That our Bard came from Warwickshire, to where he returned after tiring of his big-city career, tells us plenty to start. The county, as much of Lancashire, Yorkshire, the West Country, and some other parts of England, remained all but impenetrable to Protestant agents and hitmen, well into Shakespeare’s time. Warwick’s better houses were tunnelled through with priest holes; and through Eamon Duffy and other “revisionist” historians we are beginning to recover knowledge of much that was papered over by the old Protestant and Statist propaganda. The story of Shakespeare’s own “lost years” (especially 1585–92) has been plausibly reconstructed; documentary evidence has been coming to light that was not expected before. Yet even in the eighteenth century, the editor Edmond Malone had his hands on nearly irrefutable evidence of the underground commitments of Shakespeare’s father, John; and we always knew the Hathaways were papists. Efforts to challenge such forthright evidence, or to deny its significance, are as old as the same hills.

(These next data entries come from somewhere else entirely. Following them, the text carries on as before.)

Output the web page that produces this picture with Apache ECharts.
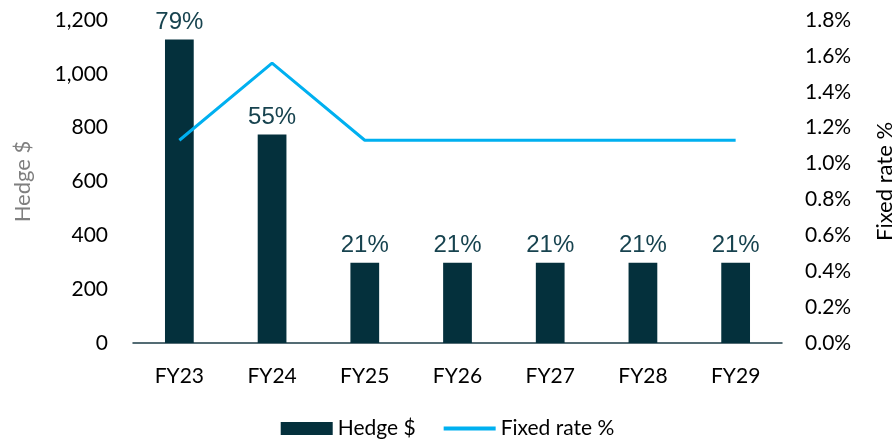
<!DOCTYPE html>
<html>
<head>
<meta charset="utf-8">
<script src="https://cdn.jsdelivr.net/npm/echarts@6/dist/echarts.min.js"></script>
<style>
  html, body { margin: 0; padding: 0; background: #fff; }
  #chart { width: 895px; height: 444px; }
</style>
</head>
<body>
<div id="chart"></div>
<script>
  var years = ['FY23', 'FY24', 'FY25', 'FY26', 'FY27', 'FY28', 'FY29']
  var hedge = [1128, 775, 298, 298, 298, 298, 298]
  var hedgePct = ['79%', '55%', '21%', '21%', '21%', '21%', '21%']
  var fixedRate = [1.13, 1.56, 1.13, 1.13, 1.13, 1.13, 1.13]

  var chart = echarts.init(document.getElementById('chart'))
  var tickFont = { fontFamily: 'Lato', fontSize: 21, color: '#000' }

  var option = {
    animation: false,
    grid: { left: 133, right: 113, top: 20, bottom: 101, outerBoundsMode: 'none', containLabel: false },
    legend: {
      bottom: 0,
      left: 'center',
      itemGap: 28,
      itemWidth: 52,
      itemHeight: 13,
      textStyle: { fontFamily: 'Lato', fontSize: 21, color: '#000' },
      data: [
        { name: 'Hedge $', icon: 'rect', itemStyle: { color: '#04303c' } },
        { name: 'Fixed rate %', icon: 'path://M0,0 L52,0 L52,4 L0,4 Z', itemStyle: { color: '#00b0f0' } }
      ]
    },
    xAxis: {
      type: 'category',
      data: years,
      axisLine: { lineStyle: { color: '#1d3d47', width: 1.5 } },
      axisTick: { show: false },
      axisLabel: Object.assign({ margin: 23 }, tickFont)
    },
    yAxis: [
      {
        type: 'value',
        min: 0,
        max: 1200,
        interval: 200,
        name: 'Hedge $',
        nameLocation: 'middle',
        nameGap: 99,
        nameTextStyle: { fontFamily: 'Lato', fontSize: 22, color: '#7f7f7f' },
        splitLine: { show: false },
        axisLine: { show: false },
        axisTick: { show: false },
        axisLabel: Object.assign({
          margin: 25,
          formatter: function (v) { return v.toLocaleString('en-US') }
        }, tickFont)
      },
      {
        type: 'value',
        min: 0,
        max: 1.8,
        interval: 0.2,
        name: 'Fixed rate %',
        nameLocation: 'middle',
        nameGap: 92,
        nameRotate: 90,
        nameTextStyle: { fontFamily: 'Lato', fontSize: 22, color: '#000' },
        splitLine: { show: false },
        axisLine: { show: false },
        axisTick: { show: false },
        axisLabel: Object.assign({
          margin: 23,
          formatter: function (v) { return v.toFixed(1) + '%' }
        }, tickFont)
      }
    ],
    series: [
      {
        name: 'Hedge $',
        type: 'bar',
        data: hedge,
        barWidth: '31%',
        itemStyle: { color: '#04303c' },
        label: {
          show: true,
          position: 'top',
          distance: 5,
          fontFamily: 'Liberation Sans',
          fontSize: 24,
          color: '#17434f',
          formatter: function (p) { return hedgePct[p.dataIndex] }
        }
      },
      {
        name: 'Fixed rate %',
        type: 'line',
        yAxisIndex: 1,
        data: fixedRate,
        symbol: 'none',
        lineStyle: { color: '#00b0f0', width: 3 },
        itemStyle: { color: '#00b0f0' }
      }
    ]
  }

  chart.setOption(option)
</script>
</body>
</html>
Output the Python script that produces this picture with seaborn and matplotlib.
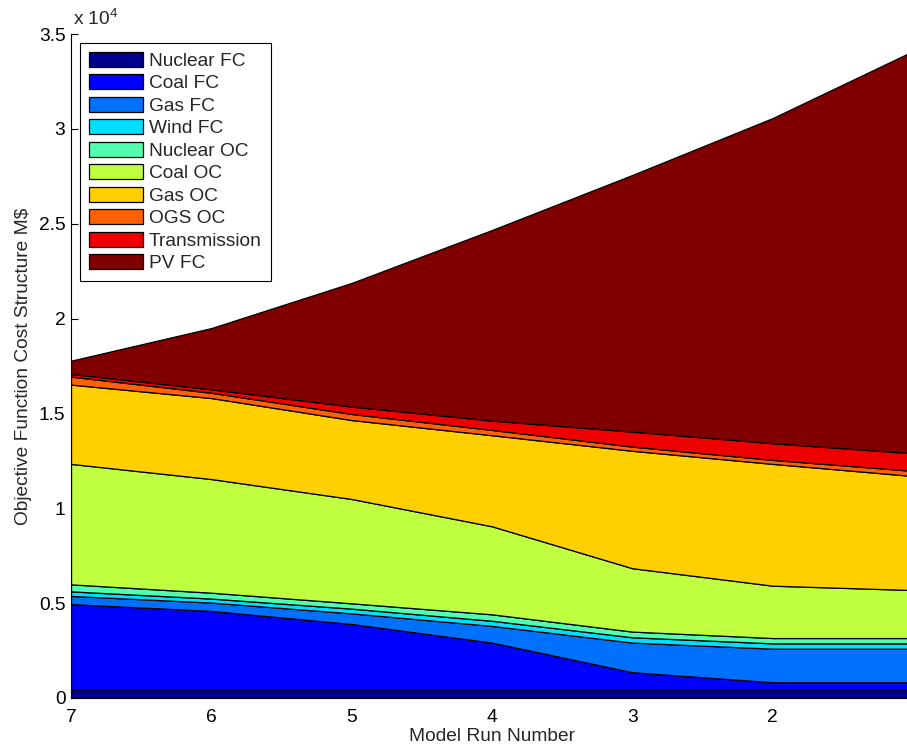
import matplotlib
matplotlib.use("Agg")
import matplotlib.pyplot as plt
import seaborn as sns
import numpy as np
import pandas as pd
from matplotlib.ticker import FuncFormatter

# ---- data (M$) ----
runs = [7, 6, 5, 4, 3, 2, 1]
nuclear_fc = [450, 450, 450, 450, 450, 450, 450]
coal_fc = [4500, 4140, 3450, 2470, 910, 380, 380]
gas_fc = [430, 440, 560, 880, 1560, 1770, 1770]
wind_fc = [240, 210, 250, 270, 280, 280, 280]
nuclear_oc = [370, 310, 280, 340, 300, 280, 280]
coal_oc = [6350, 5990, 5500, 4640, 3340, 2760, 2530]
gas_oc = [4180, 4270, 4160, 4800, 6190, 6420, 6010]
ogs_oc = [420, 280, 320, 280, 220, 210, 270]
transmission = [140, 180, 390, 490, 790, 880, 930]
pv_fc = [700, 3230, 6520, 10050, 13530, 17140, 21200]

series_names = ["Nuclear FC", "Coal FC", "Gas FC", "Wind FC", "Nuclear OC",
                "Coal OC", "Gas OC", "OGS OC", "Transmission", "PV FC"]
xticks = [7, 6, 5, 4, 3, 2]
yticks = [0, 5000, 10000, 15000, 20000, 25000, 30000, 35000]

df = pd.DataFrame({
    "run": runs,
    "Nuclear FC": nuclear_fc, "Coal FC": coal_fc, "Gas FC": gas_fc,
    "Wind FC": wind_fc, "Nuclear OC": nuclear_oc, "Coal OC": coal_oc,
    "Gas OC": gas_oc, "OGS OC": ogs_oc, "Transmission": transmission,
    "PV FC": pv_fc,
})

colors = [(0, 0, 0.5625), (0, 0, 1.0), (0, 0.4375, 1.0), (0, 0.875, 1.0),
          (0.3125, 1.0, 0.6875), (0.75, 1.0, 0.25), (1.0, 0.8125, 0.0),
          (1.0, 0.375, 0.0), (0.9375, 0.0, 0.0), (0.5, 0.0, 0.0)]

sns.set_style("white")
plt.rcParams["font.family"] = ["Liberation Sans", "DejaVu Sans"]
plt.rcParams["mathtext.fontset"] = "custom"
plt.rcParams["mathtext.rm"] = "Liberation Sans"
plt.rcParams["mathtext.it"] = "Liberation Sans:italic"

FS = 13.8
W, H = 907, 748
fig = plt.figure(figsize=(W / 100, H / 100), dpi=100)
ax = fig.add_axes([71 / W, (H - 698) / H, (913 - 71) / W, (698 - 34) / H])

ax.stackplot(df["run"], [df[n] for n in series_names], labels=series_names,
             colors=colors, edgecolor="black", linewidth=0.9)

ax.set_xlim(7, 1)
ax.set_ylim(0, 35000)
ax.set_xticks(xticks)
ax.set_yticks(yticks)
ax.yaxis.set_major_formatter(FuncFormatter(lambda v, p: f"{v / 1e4:g}"))
ax.set_axisbelow(True)
ax.tick_params(direction="in", length=5, width=0.8, labelsize=FS,
               colors="black", left=True, bottom=True)
ax.tick_params(axis="x", pad=8)
ax.tick_params(axis="y", pad=4)

for s in ["top", "right"]:
    ax.spines[s].set_visible(False)
for s in ["left", "bottom"]:
    ax.spines[s].set_color("black")
    ax.spines[s].set_linewidth(0.8)

ax.set_xlabel("Model Run Number", fontsize=FS, labelpad=1.5)
ax.set_ylabel("Objective Function Cost Structure M$", fontsize=FS, labelpad=5)

ax.text(0.002, 1.008, r"x 10$^{4}$", transform=ax.transAxes, ha="left",
        va="bottom", fontsize=FS)

leg = ax.legend(loc="upper left", bbox_to_anchor=(9 / 842, 1 - 9 / 664),
                borderaxespad=0, fontsize=FS, frameon=True, fancybox=False,
                handlelength=2.85, handleheight=0.82, labelspacing=0.23,
                handletextpad=0.3, borderpad=0.45)
leg.get_frame().set_edgecolor("black")
leg.get_frame().set_linewidth(0.8)
leg.get_frame().set_alpha(1)

fig.savefig("out.png", dpi=100)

But again, “documents” mean little to me, unless they can decisively clinch a point, as they now seem to be doing. Even so, people will continue to believe what they want to believe. In Wiki and like sources one will often find the most telling research dismissed, without examination, with a remark such as, “Against the trend of current scholarship.”
That “trend” consists of “scholars” who are not acquainted with the Bible (to which Shakespeare alludes on every page); have no knowledge of the religious controversies of the age, or what was at stake in them; show only a superficial comprehension of the Shakespearian “texts” they pretend to expound; assume the playwright is an agnostic because they are; and suffer from other debilities incumbent upon being all-round drooling malicious idiots.
Perhaps I could have put that more charitably. But I think it describes “the trend of current scholarship” well enough.
Now here is where the case becomes complicated. As something of a courtier himself, in later years under royal patronage, Shakespeare would have fit right into a Court environment in which candles and crucifixes were diligently maintained, the clergy were cap’d, coped, and surpliced, the cult of the saints was still alive, and outwardly even though Elizabeth was Queen, little had changed from the reign of Queen Mary.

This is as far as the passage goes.